Interesting. My window affords me this wonderful view of one of the greatest cities in the world, and after two years of looking through it I know no more about the buildings that I look upon than on the day I first looked at this view.
Well, that’s not entirely true.
I now know that the apartment building just off to the side in line with the Chrysler is called The Vanderbilt. The Croatian beauty that I met at the party at the Turkish embassy last Friday night told me she lived there. I had just told her that I lived at the High Point and she offered that she lived at the Vanderbilt in a way that suggested I must know her building.
Of course I should have, but I didn’t. I knew enough to know that it was one of the buildings close by, but I was ashamed to admit that I did not know which one the Vanderbilt was. I had asked the doorman of my building which one the Vanderbilt was and he pointed it out. Just obliquely opposite my own building.
Right across the street.
From my window I wonder how many other buildings, beautiful or interesting in some respect, do I still not know.
Almost all of them.
My eyes look but they do not see. Isn’t this somebody’s famous saying? Very appropriate to me it seems.
I am only now awakening to discoveries in waiting. Right before my eyes, and right outside my window. Is this a metaphor for my life? Why should I care? What does it matter that I don’t know anything about the buildings that I see through my window?
What does it matter, for that matter, that I don’t know anything about the people that I see every day? The guys that work downstairs in my building, the old guy that sits in the Starbucks that I frequent, the Chinese lady in the dry cleaning establishment around the corner.
Perhaps because their stories may enrich my life. As an example, I can use the old guy that I see at my favorite neighborhood Starbucks. I actually do know something about him. He’s been in the neighborhood for a thousand years to hear him tell it. He knows everything about the neighborhood and he’s constantly being greeted by passers-by.

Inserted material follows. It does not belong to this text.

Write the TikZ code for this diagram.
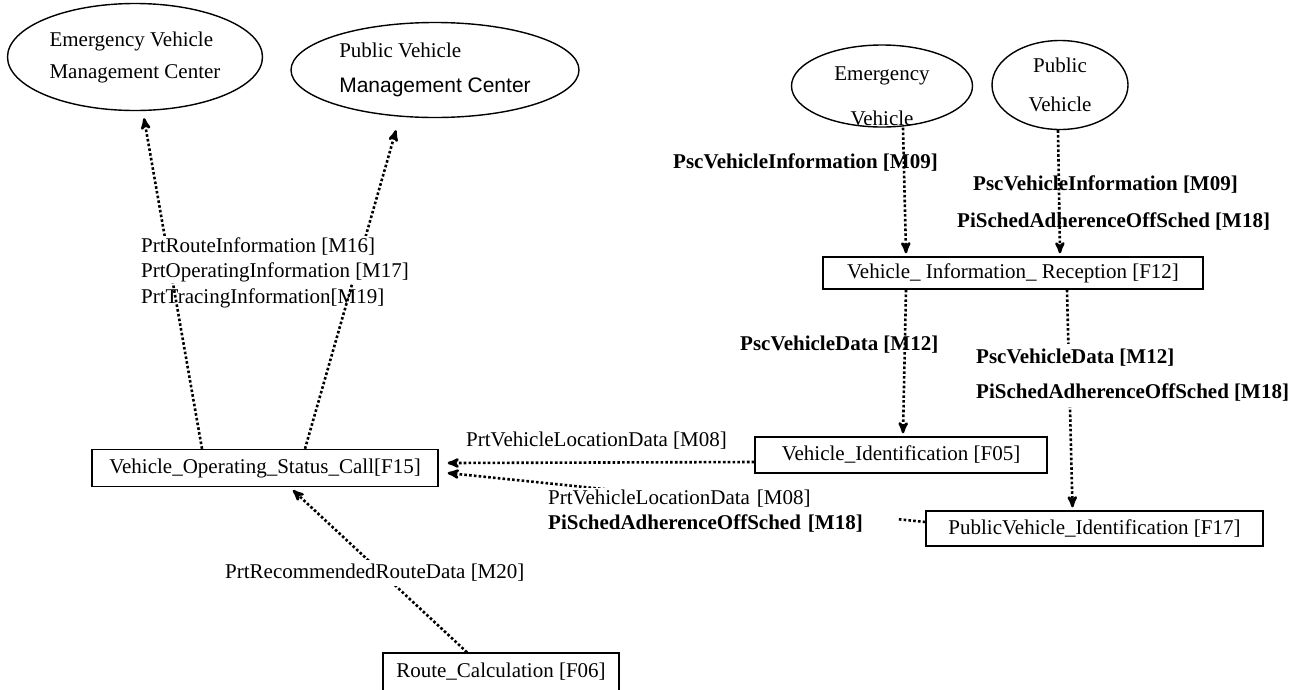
\documentclass[tikz,border=0pt]{standalone}
\usepackage{fontspec}
\setmainfont{Liberation Serif}
\newfontfamily\arialfont{Liberation Sans}
\usepackage{tikz}
\usetikzlibrary{arrows}
\usetikzlibrary{shapes.geometric}
\newcommand{\diagfont}{\fontsize{21}{25}\selectfont}

\begin{document}
\begin{tikzpicture}[x=1pt,y=-1pt,>=stealth',
		ent/.style={ellipse,draw=black,line width=1.4pt,inner sep=0pt,align=left,font=\diagfont},
		func/.style={rectangle,draw=black,line width=1.4pt,inner sep=0pt,font=\diagfont},
		lbl/.style={inner sep=1pt,align=left,font=\diagfont},
		blbl/.style={lbl,font=\diagfont\bfseries},
		flow/.style={->,line width=2.6pt,dash pattern=on 2.6pt off 2.2pt}]
		\useasboundingbox (0,0) rectangle (1298,689);
		
		% terminators
		\node[ent,minimum width=255pt,minimum height=107pt] (evmc) at (135,57) {Emergency Vehicle\\[7pt]Management Center};
		\node[ent,minimum width=288pt,minimum height=95pt]  (pvmc) at (435,70) {Public Vehicle\\[10pt]{\arialfont Management Center}};
		\node[ent,minimum width=181pt,minimum height=82pt]  (ev)   at (882,86) {};
		\node[lbl,align=center]                              (evtext) at (882,96) {Emergency\\[20pt]Vehicle};
		\node[ent,align=center,minimum width=136pt,minimum height=89pt] (pv) at (1060,85) {Public\\[14pt]Vehicle};
		
		% functions
		\node[func,minimum width=380pt,minimum height=32pt] (f12)   at (1013,273)   {Vehicle\_ Information\_ Reception [F12]};
		\node[func,minimum width=346pt,minimum height=37pt] (f15)   at (265,468)    {Vehicle\_Operating\_Status\_Call[F15]};
		\node[func,minimum width=292pt,minimum height=36pt] (f05)   at (901,455)    {Vehicle\_Identification [F05]};
		\node[func,minimum width=337pt,minimum height=35pt] (f17)   at (1094.5,528.5) {PublicVehicle\_Identification [F17]};
		\node[func,minimum width=236pt,minimum height=38pt] (route) at (501,672)    {Route\_Calculation [F06]};
		
		% data flows
		\draw[flow] ([xshift=-63pt]f15.north) -- ([xshift=9pt,yshift=-7pt]evmc.south);
		\draw[flow] ([xshift=40pt]f15.north) -- ([xshift=-39pt,yshift=-12pt]pvmc.south);
		\draw[flow] ([xshift=21pt]ev.south) -- ([xshift=-107pt,yshift=3pt]f12.north);
		\draw[flow] ([xshift=-2pt]pv.south) -- ([xshift=47pt,yshift=3pt]f12.north);
		\draw[flow] ([xshift=-107pt]f12.south) -- ([xshift=2pt,yshift=3pt]f05.north);
		\draw[flow] ([xshift=54pt]f12.south) -- ([xshift=-22pt,yshift=3pt]f17.north);
		\draw[flow] ([yshift=-7pt]f05.west) -- ([xshift=9pt,yshift=5pt]f15.east);
		\draw[flow] ([yshift=6.5pt]f17.west) -- ([xshift=9pt,yshift=-5pt]f15.east);
		\draw[flow] ([xshift=-34pt]route.north) -- ([xshift=28pt,yshift=-3pt]f15.south);
		
		% flow labels
		\node[lbl,fill=white,anchor=west] (m16) at (140,259.5) {PrtRouteInformation [M16]\\PrtOperatingInformation [M17]};
		\node[lbl,anchor=west]            (m19) at (140,298)   {PrtTracingInformation[M19]};
		\node[blbl,anchor=west] (m09a) at (672,163) {PscVehicleInformation [M09]};
		\node[blbl,anchor=west] (m09b) at (972,185) {PscVehicleInformation [M09]};
		\node[blbl,anchor=west] (m18a) at (956,222) {PiSchedAdherenceOffSched [M18]};
		\node[blbl,anchor=west] (m12a) at (739,345) {PscVehicleData [M12]};
		\node[blbl,fill=white,anchor=west,inner ysep=5pt] (m12b) at (975,375.5) {PscVehicleData [M12]\\[10pt]PiSchedAdherenceOffSched [M18]};
		\node[lbl,anchor=west]  (m08a) at (465,441) {PrtVehicleLocationData [M08]};
		\node[lbl,fill=white,anchor=north west,text width=345pt,inner xsep=4pt,inner ysep=2pt] (m08b) at (544,488)
			{PrtVehicleLocationData [M08]\\{\bfseries PiSchedAdherenceOffSched [M18]}};
		\node[lbl,fill=white,anchor=west,inner ysep=4pt] (m20) at (224,573) {PrtRecommendedRouteData [M20]};
\end{tikzpicture}
\end{document}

Often I’ve seen people pass by the Starbucks and turn around and come inside when they see him. He’s very pleasant. He certainly has his opinions but he’s got that certain sensibility that some acquire with old age which he displays by sharing his opinions only within his circle or upon solicitation. I’ve enjoyed his company and he’s made my neighborhood and particularly this Starbucks feel like my hood.
His name is Jim.
Jim lives just across the street from the Starbucks we frequent in a landmark of the neighborhood. It always struck me because it’s most defining aspect is its windows. The building, one of the Kips Bay Towers on 2nd Ave and 32nd St. in midtown Manhattan, has more windows than any apartment building I’ve ever seen.

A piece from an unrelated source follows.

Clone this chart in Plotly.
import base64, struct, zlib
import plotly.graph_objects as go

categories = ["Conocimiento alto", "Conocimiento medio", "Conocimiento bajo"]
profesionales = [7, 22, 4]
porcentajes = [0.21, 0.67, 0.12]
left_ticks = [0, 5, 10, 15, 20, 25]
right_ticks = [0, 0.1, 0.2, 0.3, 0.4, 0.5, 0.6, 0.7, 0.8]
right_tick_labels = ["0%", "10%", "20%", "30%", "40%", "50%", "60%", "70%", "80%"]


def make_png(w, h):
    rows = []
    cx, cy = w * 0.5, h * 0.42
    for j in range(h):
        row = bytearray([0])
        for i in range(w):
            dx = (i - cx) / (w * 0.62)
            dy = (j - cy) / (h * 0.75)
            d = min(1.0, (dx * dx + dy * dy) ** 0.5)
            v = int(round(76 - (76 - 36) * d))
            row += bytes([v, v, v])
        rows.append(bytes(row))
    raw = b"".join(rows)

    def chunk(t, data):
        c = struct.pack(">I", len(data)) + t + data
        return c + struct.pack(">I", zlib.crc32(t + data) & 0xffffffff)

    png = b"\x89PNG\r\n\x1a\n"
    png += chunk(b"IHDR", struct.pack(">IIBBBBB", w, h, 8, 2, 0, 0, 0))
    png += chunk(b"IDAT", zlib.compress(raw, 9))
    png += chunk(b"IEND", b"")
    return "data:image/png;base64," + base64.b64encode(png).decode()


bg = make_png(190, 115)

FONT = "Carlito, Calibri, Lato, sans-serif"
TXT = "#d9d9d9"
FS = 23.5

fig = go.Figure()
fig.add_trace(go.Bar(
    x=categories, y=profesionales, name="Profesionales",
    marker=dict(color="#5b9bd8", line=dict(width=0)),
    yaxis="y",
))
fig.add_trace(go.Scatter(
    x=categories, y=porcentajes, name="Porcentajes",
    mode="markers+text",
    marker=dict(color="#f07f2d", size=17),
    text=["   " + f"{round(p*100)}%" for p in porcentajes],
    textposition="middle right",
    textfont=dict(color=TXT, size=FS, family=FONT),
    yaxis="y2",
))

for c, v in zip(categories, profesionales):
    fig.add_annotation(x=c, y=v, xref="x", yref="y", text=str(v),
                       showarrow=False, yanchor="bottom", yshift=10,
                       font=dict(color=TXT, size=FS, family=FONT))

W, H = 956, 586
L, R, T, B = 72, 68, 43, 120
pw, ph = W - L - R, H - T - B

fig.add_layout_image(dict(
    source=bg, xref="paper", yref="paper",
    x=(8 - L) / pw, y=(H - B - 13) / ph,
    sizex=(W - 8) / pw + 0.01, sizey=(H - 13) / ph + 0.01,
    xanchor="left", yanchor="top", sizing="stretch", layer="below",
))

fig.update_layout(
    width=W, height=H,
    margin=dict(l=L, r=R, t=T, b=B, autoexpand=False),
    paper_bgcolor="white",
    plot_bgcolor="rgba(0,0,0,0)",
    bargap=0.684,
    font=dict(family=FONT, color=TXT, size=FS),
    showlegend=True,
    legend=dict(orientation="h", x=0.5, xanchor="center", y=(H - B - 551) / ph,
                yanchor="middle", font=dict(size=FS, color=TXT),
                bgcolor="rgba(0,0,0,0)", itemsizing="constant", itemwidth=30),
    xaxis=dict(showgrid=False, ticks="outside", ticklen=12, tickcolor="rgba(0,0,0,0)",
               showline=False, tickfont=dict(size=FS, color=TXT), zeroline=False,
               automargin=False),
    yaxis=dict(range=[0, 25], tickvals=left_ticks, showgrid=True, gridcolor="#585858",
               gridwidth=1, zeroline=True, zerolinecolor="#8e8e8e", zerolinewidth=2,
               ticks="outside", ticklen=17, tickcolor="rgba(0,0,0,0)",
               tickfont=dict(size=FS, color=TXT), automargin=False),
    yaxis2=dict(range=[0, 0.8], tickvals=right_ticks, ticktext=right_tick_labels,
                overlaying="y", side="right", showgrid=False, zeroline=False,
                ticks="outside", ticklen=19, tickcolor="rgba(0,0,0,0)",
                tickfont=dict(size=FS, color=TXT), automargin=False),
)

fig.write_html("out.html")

Designed by I.M. Pei it is one of two towers that are these gigantic rectangular buildings that is unremarkable (to my untrained eye) except for its windows. Windows cover almost all of it’s exterior surface area.

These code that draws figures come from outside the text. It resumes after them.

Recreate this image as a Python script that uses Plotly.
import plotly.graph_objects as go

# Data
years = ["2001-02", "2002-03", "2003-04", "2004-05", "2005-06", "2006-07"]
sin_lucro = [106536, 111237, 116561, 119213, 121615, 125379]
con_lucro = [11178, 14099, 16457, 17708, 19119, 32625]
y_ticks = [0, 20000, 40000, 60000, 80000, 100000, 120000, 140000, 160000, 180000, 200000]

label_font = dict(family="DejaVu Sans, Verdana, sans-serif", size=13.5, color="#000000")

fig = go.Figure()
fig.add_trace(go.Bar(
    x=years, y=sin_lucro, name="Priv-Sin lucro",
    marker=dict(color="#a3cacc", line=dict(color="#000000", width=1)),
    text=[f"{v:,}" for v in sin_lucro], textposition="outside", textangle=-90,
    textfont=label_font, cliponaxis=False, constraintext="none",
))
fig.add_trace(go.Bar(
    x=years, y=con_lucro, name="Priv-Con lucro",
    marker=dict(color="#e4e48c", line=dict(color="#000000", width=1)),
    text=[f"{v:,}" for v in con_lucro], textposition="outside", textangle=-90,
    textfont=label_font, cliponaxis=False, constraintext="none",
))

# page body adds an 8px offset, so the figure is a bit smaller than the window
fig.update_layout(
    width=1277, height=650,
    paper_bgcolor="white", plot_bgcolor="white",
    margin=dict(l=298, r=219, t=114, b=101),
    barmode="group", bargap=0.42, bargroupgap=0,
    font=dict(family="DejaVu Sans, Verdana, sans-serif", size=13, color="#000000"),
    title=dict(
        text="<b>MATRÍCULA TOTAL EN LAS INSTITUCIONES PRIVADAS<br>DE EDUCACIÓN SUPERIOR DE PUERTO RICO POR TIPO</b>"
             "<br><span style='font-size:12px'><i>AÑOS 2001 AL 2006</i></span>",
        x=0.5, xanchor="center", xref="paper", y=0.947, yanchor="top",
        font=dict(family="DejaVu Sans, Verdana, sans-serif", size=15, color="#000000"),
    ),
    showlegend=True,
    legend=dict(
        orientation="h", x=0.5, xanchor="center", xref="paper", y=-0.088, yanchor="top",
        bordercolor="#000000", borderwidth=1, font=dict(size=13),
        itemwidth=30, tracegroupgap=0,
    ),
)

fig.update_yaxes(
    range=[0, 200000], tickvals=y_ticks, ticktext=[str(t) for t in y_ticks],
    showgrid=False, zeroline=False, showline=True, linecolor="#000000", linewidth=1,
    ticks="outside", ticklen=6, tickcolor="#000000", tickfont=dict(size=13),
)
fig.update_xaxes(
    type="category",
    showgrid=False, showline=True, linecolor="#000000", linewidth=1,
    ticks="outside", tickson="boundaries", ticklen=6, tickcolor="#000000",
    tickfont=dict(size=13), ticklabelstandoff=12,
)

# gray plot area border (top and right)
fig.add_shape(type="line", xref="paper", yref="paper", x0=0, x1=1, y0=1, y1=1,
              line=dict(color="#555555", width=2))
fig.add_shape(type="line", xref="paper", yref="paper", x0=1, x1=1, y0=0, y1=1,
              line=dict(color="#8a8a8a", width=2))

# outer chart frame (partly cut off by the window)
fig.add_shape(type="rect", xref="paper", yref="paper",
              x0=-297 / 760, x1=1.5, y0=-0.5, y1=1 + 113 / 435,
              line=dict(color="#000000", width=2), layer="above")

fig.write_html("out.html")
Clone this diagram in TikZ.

Jim is sitting right next to me now as I write this and it occurs to me that Jim lives in one of those windows. One story among thousands of stories, all wrapped up in the giant story of the building itself.
Every window in every building is a story. One of the windows in the Vanderbilt is the story of that Croatian girl I met the other night. My own window that I look out every day is a story for someone else looking in, but for me looking out it’s thousands of stories.
It’s kind of like a library that holds thousands of books that I will never read, but I have the choice of picking any one of them at any time and by my experiencing the story my own story becomes more interesting.
From now on, I’ll be more observant of the stories that are right before my eyes, my own windows to the world.